Developers for the American Baptist Seminary of the West said they plan to enhance the seminary's current facilities with a multistory building at 2514 Benvenue Ave.

The building is expected to house seven offices, six classrooms and 20 housing units. The cost of construction is estimated at $10 million.

Members of the Benvenue Residents Association, a local community group, said they worry there will be more traffic on what they called the "most dense, most overburdened street in the whole of Berkeley" and a reduction in parking availability in the area.

But Gary Black, UC Berkeley associate professor of architecture and president of the architecture firm hired for the project, said the proposed project would improve the parking situation in the area by creating 20 to 25 new spaces.

Some Berkeley residents also said they opposed the planned construction because the houses situated on the proposed construction site, which would be demolished, have historical value. One of the houses was built more than 100 years ago, association members said.

Although association members said the proposed building would damage the "integrity" of the neighborhood, Black said the building would be an "oasis in the area" among "1960s piles of junk" apartment housing.

"This extends the beauty along Benvenue in its architecture, in its material and the residents," Black said. "This preserves the courtyard feeling."

He added the seminary's courtyard would remain open for the community's use after construction.

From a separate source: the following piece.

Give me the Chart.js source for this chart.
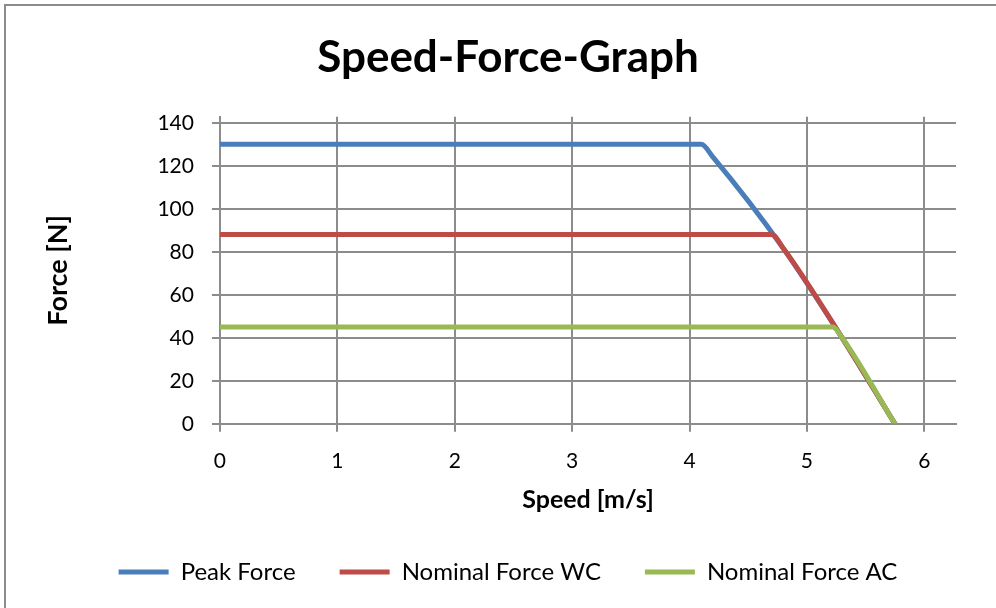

The Berkeley Zoning Adjustments Board approved the construction in June with a 5-4 decision.

The association appealed the zoning board's decision to the City Council, which may consider the appeal as early as Dec. 10.

"We feel the planning department (has) acted as an advocate for the developer," said Benvenue Residents Association President Sharon Hudson on the board's decision.

Developers said the association tied up the planning process with their appeal to the City Council, after having failed in other efforts to stop the addition to the seminary.

Council members are considering both the development project and the appeal from Berkeley residents opposed to the construction.

Some council members said they are concerned with the possibility of UC Berkeley buying or renting the building space.

"I have historically been concerned with the university growth into the Southside," said Councilmember Betty Olds. "I'll be taking a very close look at it how it will impact the neighborhood and how it reflects the university creep."

Members of the association echoed the concern, citing the fact that the university currently rents three of the seminary's 11 buildings on Southside.

Black said the new building will be solely used by the Graduate Theological Union and the seminary.

The seminary, a member of the Graduate Theological Union, also houses a number of UC Berkeley programs including freshman extension courses.

Opponents of the plan said they do not expect the council decision to serve as the final judgment in this controversy. Members of the Benvenue Residents Association said they plan to file a lawsuit if the City Council approves development.